Marco Albertim, no
Vermelho
O corredor é estreito. Em um dos lados há três
celas vizinhas; também não são grande coisa, em que pese o comprimento; mas a
largura é tão pouca que infunde a impressão de que as paredes estão se movendo
para se juntarem, não importa quem esteja no meio. O teto é bolorento, não
desmente a suspeita de que absorvera suores diversos; ao invés de sorvê-los e
fechar-se sem deixar indícios de contatos, devolve-os em forma de fungos e
deixa soltar o bodum de alvenaria velha, coberta de poeira, de furos de
estropícios.
Respirar aquele ar causa impacto logo nos primeiros
bafejos; em seguida, não se sente a impureza do ar engordado. A transpiração
mistura-se às bactérias. A promiscuidade entre a água dos corpos e os
microorganismos converte-se em cumplicidade. Resistir é impossível, porque o
próprio corpo torna-se agente de doenças. Quem sobreviveu logrou a cura, inda
que a doença tenha deixado seus achaques.
Jaciara Bonaires viu-se sozinha na cela. Os esbirros
trancaram a porta de madeira; como as paredes e o teto, a madeira se deixara
estropiar, sobretudo nos pés da porta, expondo fendas e taliscas soltas. No
lado em que a porta se abria, ela encostou seu rosto; deitada no chão, viu o
preso deitado no chão do corredor. Os esbirros, depois da sessão de tortura,
deixaram-no ali, espremido entre a parede e a porta da cela.
"Eles ainda estão aqui. Botaram um gravador no
meu pensamento. Estão lendo o meu pensamento..." De cueca, deu para
perceber que tinha os colhões inchados; o corpo, sobretudo o tórax, exibia
marcas de socos, de pontapés; o rosto, todo ele com inchações; não
via pelos olhos por causa das escoriações, enxergava traços indistintos que
cresciam conforme a errância das alucinações. Queria pôr-se deitado
de bruços; as dores no tórax não deixavam; acomodou-se num dos lados do corpo,
em decúbito lateral.
"Tenha calma. Procure dormir. Você está
sozinho no corredor." Jaciara estranhou a sonoridade cadenciada da própria
voz. Nos encontros, expondo a orientação do Partido sobre qual tática assumir
nos enfrentamentos com o inimigo, fora escorreita, sem lesão na voz.
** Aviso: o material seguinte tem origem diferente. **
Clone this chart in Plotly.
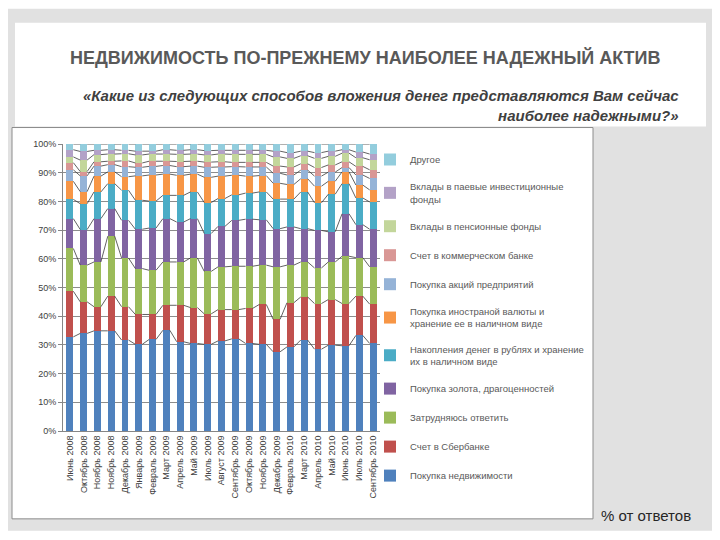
import numpy as np
import plotly.graph_objects as go

# --- data (% of answers) ---
months = ["Июнь 2008", "Октябрь 2008", "Ноябрь 2008", "Ноябрь 2008", "Декабрь 2008",
          "Январь 2009", "Февраль 2009", "Март 2009", "Апрель 2009", "Май 2009",
          "Июль 2009", "Август 2009", "Сентябрь 2009", "Октябрь 2009", "Ноябрь 2009",
          "Декабрь 2009", "Февраль 2010", "Март 2010", "Апрель 2010", "Май 2010",
          "Июнь 2010", "Июль 2010", "Сентябрь 2010"]

realty = [32.8, 34.0, 34.9, 34.9, 31.7, 30.2, 31.9, 35.1, 31.1, 30.5, 30.2, 31.4,
          32.1, 30.5, 30.2, 27.6, 29.3, 31.7, 28.5, 29.9, 29.7, 33.3, 30.5]
sberbank = [15.9, 11.0, 8.4, 12.1, 11.6, 10.4, 8.7, 8.7, 12.7, 12.5, 10.6, 10.9,
            10.2, 12.2, 13.9, 11.3, 15.4, 15.0, 15.9, 15.9, 14.7, 13.7, 13.7]
no_answer = [14.9, 12.8, 15.6, 20.9, 17.0, 16.0, 15.4, 15.1, 15.1, 17.3, 14.8, 14.9,
             15.1, 14.7, 13.7, 18.3, 13.1, 12.2, 12.4, 13.1, 16.5, 13.4, 13.0]
gold = [10.4, 12.4, 15.1, 9.6, 13.1, 13.7, 14.7, 15.1, 13.9, 13.7, 13.2, 14.1,
        16.0, 16.4, 15.8, 13.3, 13.3, 11.6, 13.1, 10.5, 14.8, 11.5, 13.1]
rubles_cash = [6.7, 9.0, 9.3, 8.7, 10.5, 10.1, 9.4, 8.1, 9.3, 9.3, 10.8, 9.7,
               8.9, 9.1, 9.7, 10.3, 9.7, 12.8, 9.6, 13.1, 10.5, 9.3, 9.5]
fx_cash = [6.3, 4.2, 5.5, 4.1, 4.7, 8.5, 9.1, 7.4, 7.0, 6.2, 8.8, 7.8,
           6.8, 5.9, 5.7, 5.5, 5.1, 4.6, 5.8, 4.5, 4.1, 4.5, 4.2]
shares = [4.0, 5.5, 3.5, 2.5, 3.5, 3.0, 3.0, 3.0, 3.0, 2.8, 3.5, 3.2,
          3.0, 3.2, 3.0, 3.5, 3.3, 3.0, 3.5, 3.2, 1.5, 3.5, 4.0]
comm_bank = [2.5, 1.5, 1.5, 1.2, 2.0, 1.5, 1.8, 1.5, 1.8, 1.7, 1.8, 1.8,
             1.5, 1.6, 1.6, 2.5, 2.8, 2.2, 3.0, 2.5, 2.0, 3.0, 3.0]
pension = [2.0, 4.0, 2.5, 2.5, 2.5, 2.8, 2.5, 2.5, 2.5, 2.5, 2.5, 2.7,
           2.8, 2.8, 2.8, 3.2, 3.0, 2.8, 3.2, 3.0, 3.0, 3.0, 3.5]
mutual_funds = [2.5, 3.0, 1.5, 1.5, 1.2, 1.3, 1.0, 1.5, 1.4, 1.5, 1.5, 1.3,
                1.4, 1.4, 1.4, 2.0, 2.0, 1.6, 2.0, 1.8, 1.2, 2.0, 2.0]
other = [2.0, 2.6, 2.2, 2.0, 2.2, 2.5, 2.5, 2.0, 2.2, 2.0, 2.3, 2.2,
         2.2, 2.2, 2.2, 2.5, 3.0, 2.5, 3.0, 2.5, 2.0, 2.8, 3.5]

series = [
    ("Покупка недвижимости", realty, "#4F81BD"),
    ("Счет в Сбербанке", sberbank, "#C0504D"),
    ("Затрудняюсь ответить", no_answer, "#9BBB59"),
    ("Покупка золота, драгоценностей", gold, "#8064A2"),
    ("Накопления денег в рублях и хранение<br>их в наличном виде", rubles_cash, "#4BACC6"),
    ("Покупка иностраной валюты и<br>хранение ее в наличном виде", fx_cash, "#F79646"),
    ("Покупка акций предприятий", shares, "#95B3D7"),
    ("Счет в коммерческом банке", comm_bank, "#D99795"),
    ("Вклады в пенсионные фонды", pension, "#C3D69B"),
    ("Вклады в паевые инвестиционные<br>фонды", mutual_funds, "#B3A2C7"),
    ("Другое", other, "#93CDDD"),
]

x = np.arange(len(months))
BAR_W = 0.5

# page body has an 8px margin, so figure pixels = screen pixels - 8
OFF = 8
# plot area on screen (as in the picture)
PL, PR, PT, PB = 63 - OFF, 380 - OFF, 143.5 - OFF, 431 - OFF
PW, PH = PR - PL, PB - PT


def px_x(v):
    return (v - OFF - PL) / PW


def px_y(v):
    return (PB - (v - OFF)) / PH


fig = go.Figure()
for i, (name, vals, color) in enumerate(series):
    fig.add_trace(go.Bar(x=x, y=vals, name=name, marker_color=color,
                         marker_line_width=0, width=BAR_W,
                         legendgroup=str(i), legendrank=1000 - i * 10))

# series lines (Excel style), drawn between neighbouring bars
values = np.array([s[1] for s in series], dtype=float)
cum = np.cumsum(values / values.sum(axis=0) * 100, axis=0)
lx, ly = [], []
for row in cum:
    for i in range(len(x) - 1):
        lx += [x[i] + BAR_W / 2, x[i + 1] - BAR_W / 2, None]
        ly += [row[i], row[i + 1], None]
fig.add_trace(go.Scatter(x=lx, y=ly, mode="lines", line=dict(color="#3a3a3a", width=0.8),
                         showlegend=False, hoverinfo="skip"))

# slide frame, header panel and chart box
fig.add_shape(type="rect", xref="paper", yref="paper", x0=px_x(5), x1=px_x(714),
              y0=px_y(531), y1=px_y(8), fillcolor="#E1E1E1", line_width=0, layer="below")
fig.add_shape(type="rect", xref="paper", yref="paper", x0=px_x(15), x1=px_x(706),
              y0=px_y(126), y1=px_y(22), fillcolor="white", line_width=0, layer="below")
fig.add_shape(type="rect", xref="paper", yref="paper", x0=px_x(12), x1=px_x(593),
              y0=px_y(519), y1=px_y(127), fillcolor="white",
              line=dict(color="#8C8C8C", width=1), layer="below")

fig.add_annotation(text="<b>НЕДВИЖИМОСТЬ ПО-ПРЕЖНЕМУ НАИБОЛЕЕ НАДЕЖНЫЙ АКТИВ</b>",
                   xref="paper", yref="paper", x=px_x(365), y=px_y(57),
                   showarrow=False, xanchor="center", yanchor="middle",
                   font=dict(family="Liberation Sans, Arial", size=18, color="#595959"))
fig.add_annotation(text="<b><i>«Какие из следующих способов вложения денег представляются Вам сейчас"
                        "<br>наиболее надежными?»</i></b>",
                   xref="paper", yref="paper", x=px_x(681), y=px_y(105),
                   showarrow=False, xanchor="right", yanchor="middle", align="right",
                   font=dict(family="Liberation Sans, Arial", size=15, color="#404040"))
fig.add_annotation(text="% от ответов", xref="paper", yref="paper",
                   x=px_x(599), y=px_y(516),
                   showarrow=False, xanchor="left", yanchor="middle",
                   font=dict(family="Liberation Sans", size=15, color="#262626"))

fig.update_layout(
    width=720, height=540,
    margin=dict(l=PL, r=720 - PR, t=PT, b=540 - PB, autoexpand=False),
    barmode="stack", barnorm="percent", bargap=0.5,
    paper_bgcolor="white", plot_bgcolor="#E7E5EC",
    font=dict(family="Liberation Sans, Arial", color="#404040"),
    legend=dict(xref="container", yref="container", x=(370 - OFF) / 720,
                y=1 - (145 - OFF) / 540, xanchor="left", yanchor="top",
                traceorder="grouped", tracegroupgap=10, maxheight=420,
                font=dict(size=9.5, color="#595959"),
                bgcolor="rgba(0,0,0,0)", itemwidth=30),
    showlegend=True,
)
fig.update_xaxes(range=[-0.5, len(months) - 0.5], tickvals=x, ticktext=months,
                 tickangle=-90, tickfont=dict(size=9, color="#404040"), automargin=False,
                 showgrid=False, showline=True, linecolor="#868686", ticks="", zeroline=False)
fig.update_yaxes(range=[0, 100], dtick=10, ticksuffix="%", tickfont=dict(size=9, color="#404040"),
                 automargin=False, showgrid=True, gridcolor="#8C8C8C", gridwidth=1, showline=True,
                 linecolor="#868686", ticks="outside", ticklen=4, tickcolor="#868686",
                 zeroline=False)

fig.write_html("out.html")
Preocupara-se com duas coisas: expor o pensamento com clareza, combinando a
austeridade dos meios de luta com o padrão uniforme da voz. Descobriu-se também
portadora de infusões do coração. Fosse cristã, faria uma prece, aconselharia
uma reza; mas rezas, pensou, pensou e sentiu-se irredenta por isso, carregam
humilhação e talvez o indício da rendição ao inimigo. Viu os dois joelhos do
preso chagados, iguais às feridas de sangue do Cristo na cruz. O contralto na
voz de Jaciara Bonaires, não soltou-se das cordas da garganta, desentranhou-se
das vísceras. Então...
De
pé, ó vitimas da fome
De
pé, famélicos da terra
Da
idéia a chama já consome
A
crosta bruta que a soterra
Cortai
o mal bem pelo fundo
De pé, de pé,
Na terceira frase, não evitou distinguir nas
feridas dos joelhos do preso, a ideia crepitando na chama. Estava de calcinha e
sutiã, do jeito que a trouxeram da cadeira do dragão. Queria chorar e chorou
porque viu nos beiços pregados do preso, envoltos numa crosta quase bruta, um
traço de riso, inda que embotado de tanta dor.
Os esbirros voltaram da sala de reuniões do
Doi-Codi; todos de gravata sobre a camisa de manga comprida, branca,
arregaçada. Levantaram o preso pelos braços, ouvindo seus gemidos. Irritou-os o
esboço de sorriso na boca sinistrada. Trancafiaram-no na cela vizinha. Jaciara
Bonaires sentiu falta das chagas do preso.